"PERRY, Ga. -- Hunters, botanists, residents worried about water quality and people citing Scripture lined up to oppose the installation of 2,100 acres of solar panels next to a wildlife preserve.
But it was the plight of the local black bears that doomed the proposal from Silicon Ranch, one of the South's largest solar operators.
The 300 or so bears that roam the Oaky Woods Wildlife Management Area and adjacent timberland are already so hemmed in by highways and development that they are inbreeding and born missing ears and tails and with odd numbers of testicles.
Silicon Ranch said it would keep more than half of the roughly 4,700-acre property free of solar panels and leave wildlife corridors between the arrays, which would generate enough electricity for about 50,000 homes. Houston County commissioners were unswayed and withheld a zoning permit for the $300 million project last year.
Silicon Ranch rolled up its blueprints and went scouting for other locations.
It was a reception much different from when the Nashville, Tenn., company arrived in 2020 to build a 705-acre solar farm along Interstate 75 south of the county seat, said Chief Executive Reagan Farr. The solar farm, built on freshly logged timberland, was hailed as a shining example of rural economic development. "We were met with open arms," he said.
Solar farms have proliferated across the South, replacing swaths of timber and enriching land owners who struggled with two decades of depressed log prices. Lately, though, solar developers are encountering obstacles -- and not just bears.
Souring sentiment
Sentiment regarding renewable energy has soured. President Trump spent much of this term dismantling his predecessor's efforts to foster renewable-energy development in favor of fossil fuels.
Trump temporarily stopped work on a big wind project off New York's coast to force state officials to reconsider left-for-dead gas-pipeline proposals he promised to revive.
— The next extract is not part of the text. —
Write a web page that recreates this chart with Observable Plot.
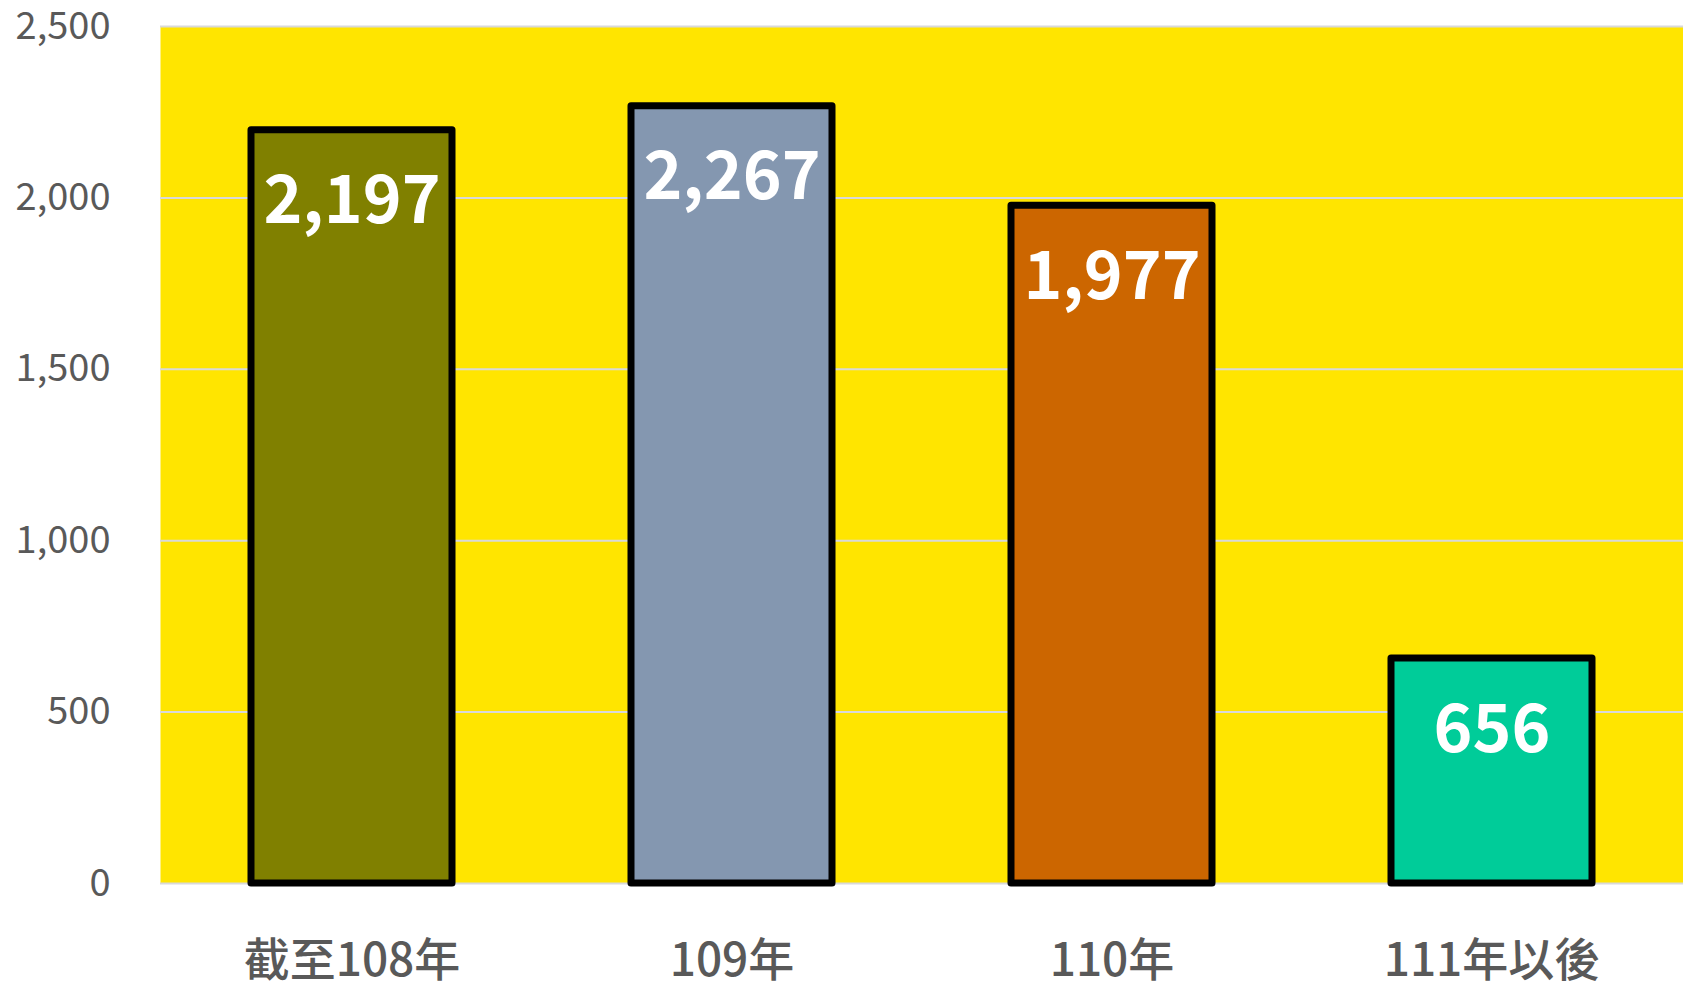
<!DOCTYPE html>
<html>
<head>
<meta charset="utf-8">
<script src="https://cdn.jsdelivr.net/npm/d3@7"></script>
<script src="https://cdn.jsdelivr.net/npm/@observablehq/plot@0.6"></script>
<style>
  html, body { margin: 0; padding: 0; background: #fff; }
</style>
</head>
<body>
<div id="chart"></div>
<script>
const categories = ["截至108年", "109年", "110年", "111年以後"];
const values = [2197, 2267, 1977, 656];
const barColors = ["#808000", "#8497B0", "#CC6600", "#00CC99"];
const yTicks = [0, 500, 1000, 1500, 2000, 2500];

const data = categories.map((c, i) => ({category: c, value: values[i], color: barColors[i]}));

const chart = Plot.plot({
  width: 1683,
  height: 983,
  marginLeft: 160,
  marginRight: 0,
  marginTop: 26,
  marginBottom: 100,
  style: {fontFamily: "'Noto Sans CJK TC', 'Noto Sans', sans-serif", background: "#fff"},
  x: {domain: categories, paddingInner: 0.47, paddingOuter: 0.235, label: null},
  y: {domain: [0, 2500], label: null},
  marks: [
    Plot.frame({fill: "#FFE500", stroke: null}),
    Plot.ruleY(yTicks, {stroke: "#D9D9D9", strokeWidth: 2}),
    Plot.barY(data, {
      x: "category", y: "value", fill: "color",
      stroke: "#000", strokeWidth: 7, strokeLinejoin: "round", inset: 0
    }),
    Plot.text(data, {
      x: "category", y: "value", text: d => d3.format(",")(d.value),
      dy: 72, fill: "#fff", fontSize: 66, fontWeight: "bold", lineAnchor: "middle"
    }),
    Plot.axisY({
      ticks: yTicks, tickSize: 0, tickPadding: 50, fontSize: 38,
      fill: "#595959", tickFormat: d3.format(","), label: null
    }),
    Plot.axisX({
      tickSize: 0, tickPadding: 78, fontSize: 46, fill: "#595959",
      lineAnchor: "middle", label: null, fontWeight: 500
    })
  ]
});
document.getElementById("chart").appendChild(chart);
</script>
</body>
</html>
His tax-and-spending bill making its way through Congress would end incentives for residential solar projects and phase out those for larger arrays by 2028, instead of 2031.
Meanwhile, local opposition has welled up over tax abatements, aesthetics, erosion and future cleanup obligations.
Farr said Americans used to mainly be concerned with the cost and reliability of electricity. Now, they fight over how it is produced. "It's become politicized," he said.
Southeast of Perry, in Pulaski County, a 2,800-acre array stalled because an economic-development board refused the developer a tax break. County employees calculated that the abatement would shortchange taxpayers after the expense of making dirt roads passable for construction equipment.
To the southwest, a federal jury awarded a couple $135.5 million after runoff from another Silicon Ranch project muddied their fishing lake. A federal judge overruled the damages amount, and the parties settled in January -- yet the jury made clear how rural Georgians feel about solar farms.
Rising demand
Many of the brightest spots in the U.S. economy and the stock market, including artificial intelligence, data-center construction and electric vehicles, depend on a rising supply of electricity. Solar panels are expected to contribute much of it.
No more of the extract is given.